В плановом отделе женщина медленно повернула в мою сторону величественную седовласую голову и сказала:
- Станция выполнила план на семьдесят девять процентов. Перерасход электроэнергии - девять и четыре десятых процента. Где ваша вода?
И я не знал ответа.
Прошло пять дней, и вновь напряженная тишина сгущалась вокруг меня, а я стоял в дверях кабинета Пахомова, чувствуя, как ворс шарфа щекочет мне шею и испарина выступает на лбу. Но в этот раз тяжелый оценивающий взгляд предназначался нам обоим: мне и Гене Алябьеву И голос, негромкий, начисто лишенный интонаций, спрашивал:
- Может, расходомеры не в порядке? Может, ты сам не знаешь, как их исправить? Лучше скажи сейчас. Лучше скажи.
И Гена отвечал:
- Расходомеры в исправности. Пусть ищет воду.
И задумчивый, тяжелый взгляд упирался мне в середину груди, а голос без интонаций, без громкости спрашивал:
- Что у тебя с водой? Куда она девается?
И я отвечал:
- Будь воды столько, сколько насчитывают приборы, к вам бы уже половина города сбежалась. Раз жалоб нет, вода подается нормально.
- Это не ответ инженера, - сказал тогда Пахомов.

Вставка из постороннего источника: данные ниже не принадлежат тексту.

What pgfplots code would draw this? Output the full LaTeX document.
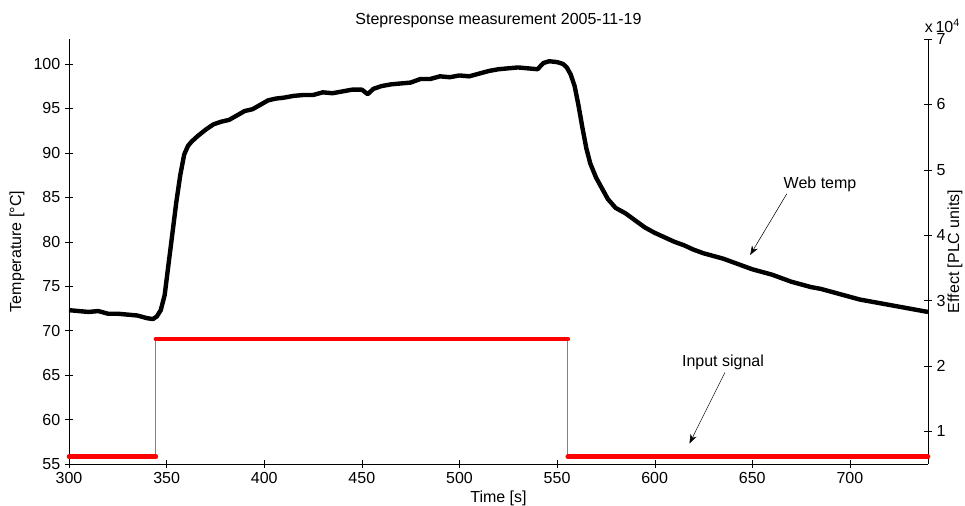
\documentclass[border=0pt]{standalone}
\usepackage{fontspec}
\setmainfont{Liberation Sans}
\usepackage{pgfplots}
\pgfplotsset{compat=1.18}
\usetikzlibrary{arrows.meta}
\pgfplotstableread{
t T
300 72.3
305 72.2
310 72.1
315 72.2
320 71.9
325 71.9
330 71.8
335 71.7
340 71.4
343 71.3
345 71.6
347 72.3
349 74.0
351 77.5
353 81.0
355 84.5
357 87.5
359 89.8
361 90.8
363 91.3
366 91.9
370 92.6
374 93.2
378 93.5
382 93.7
386 94.2
390 94.7
394 94.9
398 95.4
402 95.9
406 96.1
410 96.2
415 96.4
420 96.5
425 96.5
430 96.8
435 96.7
440 96.9
445 97.1
450 97.1
453 96.6
456 97.2
460 97.5
465 97.7
470 97.8
475 97.9
480 98.3
485 98.3
490 98.6
495 98.5
500 98.7
505 98.6
510 98.9
515 99.2
520 99.4
525 99.5
530 99.6
535 99.5
540 99.4
543 100.1
546 100.3
550 100.2
553 100.0
555 99.6
557 98.8
559 97.5
561 95.3
563 92.8
565 90.5
567 88.8
570 87.2
573 86.0
576 84.8
580 83.8
585 83.2
590 82.4
595 81.6
600 81.0
605 80.5
610 80.0
615 79.6
620 79.1
625 78.7
630 78.4
635 78.1
640 77.7
645 77.3
650 76.9
655 76.6
660 76.3
665 75.9
670 75.5
675 75.2
680 74.9
685 74.7
690 74.4
695 74.1
700 73.8
705 73.5
710 73.3
715 73.1
720 72.9
725 72.7
730 72.5
735 72.3
740 72.1
}\webtemp
\begin{document}
\begin{tikzpicture}
\path[use as bounding box] (-51.75pt,-31.5pt) rectangle (672pt,348pt);
\pgfplotsset{
  every axis/.append style={
    at={(0,0)}, anchor=south west, scale only axis,
    width=644.25pt, height=318.75pt,
    xmin=300, xmax=740,
    tick align=inside, major tick length=6pt,
    tick style={black},
    /pgf/number format/assume math mode=true,
    ticklabel style={font=\fontsize{12}{14}\selectfont},
    label style={font=\fontsize{12}{14}\selectfont},
  }
}
\begin{axis}[
  ymin=55, ymax=102.8,
  axis x line=bottom, axis y line=left,
  x axis line style={-, black}, y axis line style={-, black},
  xtick={300,350,...,700}, ytick={55,60,...,100},
  xlabel={Time [s]}, ylabel={Temperature [°C]},
  xlabel style={yshift=2pt},
  clip=false,
]
\addplot[black, line width=3.3pt, line join=round] table[x=t,y=T] {\webtemp};
\node[anchor=base, font=\fontsize{12}{14}\selectfont] at (rel axis cs:0.5,1) [yshift=10.5pt] {Stepresponse measurement 2005-11-19};
\node[font=\fontsize{12}{14}\selectfont] at (axis cs:684.7,86.4) {Web temp};
\draw[-{Stealth[length=7pt,width=5pt]}, thin] (axis cs:667.7,85.4) -- (axis cs:648.9,78.5);
\node[font=\fontsize{12}{14}\selectfont] at (axis cs:635,66.4) {Input signal};
\draw[-{Stealth[length=7pt,width=5pt]}, thin] (axis cs:636,65.3) -- (axis cs:617.8,57.3);
\end{axis}
\begin{axis}[
  ymin=5000, ymax=70000,
  axis x line=none, axis y line=right,
  y axis line style={-, black},
  scaled y ticks=false,
  ytick={10000,20000,...,70000}, yticklabels={1,2,3,4,5,6,7},
  clip=false,
]
\addplot[red!70, line width=0.8pt] coordinates {(300,6100) (344.5,6100) (344.5,24100) (555.5,24100) (555.5,6100) (740,6100)};
\addplot[red, line width=3.5pt, line cap=round] coordinates {(300,6100) (344.5,6100)};
\addplot[red, line width=3.5pt, line cap=round] coordinates {(344.5,24100) (555.5,24100)};
\addplot[red, line width=3.5pt, line cap=round] coordinates {(555.5,6100) (740,6100)};
\node[anchor=base west, font=\fontsize{12}{14}\selectfont, inner sep=0pt] at (rel axis cs:1,1) [xshift=-2.5pt, yshift=5pt] {x\,10\textsuperscript{4}};
\path (rel axis cs:1,0.5) ++(20.25pt,0pt) node[rotate=90, anchor=center, font=\fontsize{12}{14}\selectfont, inner sep=0pt] {Effect [PLC units]};
\end{axis}
\end{tikzpicture}
\end{document}
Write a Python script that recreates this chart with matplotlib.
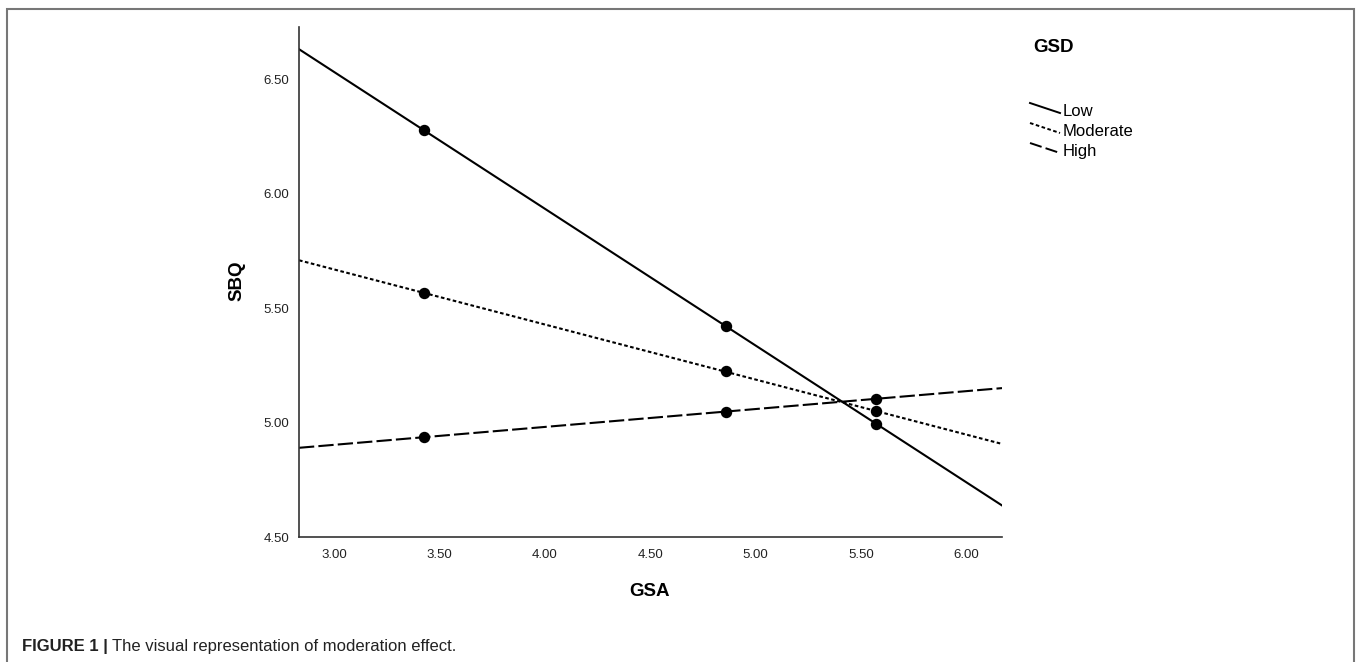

И я ответил: - Погодите, я дам вам ответ инженера. Сперва я сам все проверю.
И он откликнулся:
- Тогда торопись! Времени у тебя раз от раза все меньше. Одна твоя объяснительная у меня уже есть. - И поднял над столом листок с моей объяснительной за ноябрь, поднял так, чтобы я мог хорошенько его рассмотреть.
Кое-что я все же понял. Я заметил, например, что наибольшая подача происходит при максимальном давлении - в сторону Госпрома 9,5 атмосфер, в сторону Ивановки - 7,5. Я поспешил поставить в известность Гену Алябьева и, как выяснилось, поступил опрометчиво - Гена тотчас поднял крик, что станцию давит сеть и чтобы его прибористов оставили в покое. Дело происходило в комнате прибористов, заставленной амперметрами и манометрами до потолка. Говоря языком науки, Гена кричал о том, что разбор сети настолько незначителен, что станции попросту некуда подавать воду.
- Это похоже на собачий бред, - сказал я ему.
- А это и есть собачий бред, - подтвердил Витя Шилов. - Я об этом второй год говорю.
Я еще немного посидел с ними среди пустых глазниц приборов и сладковатой вони канифоли, выкурил сигарету и, сопровождаемый молчанием врачей, поставивших роковой диагноз, убрался к себе на станцию.
В этот же день со станции унесли знамя. Я сидел у себя за столом, накурившись до тошноты, отвечал на телефонные звонки, следил за проклятым давлением, а в промежутках слушал, как тихонько поскрипывают оси мира, и чувствовал, что постепенно мной овладевает безотчетная, необъяснимая, мистическая уверенность, что Гена Алябьев врет, как врут расходомеры.
Но я не мог ни подтвердить его данные, ни опровергнуть, а лишние сомнения были мне ни к чему.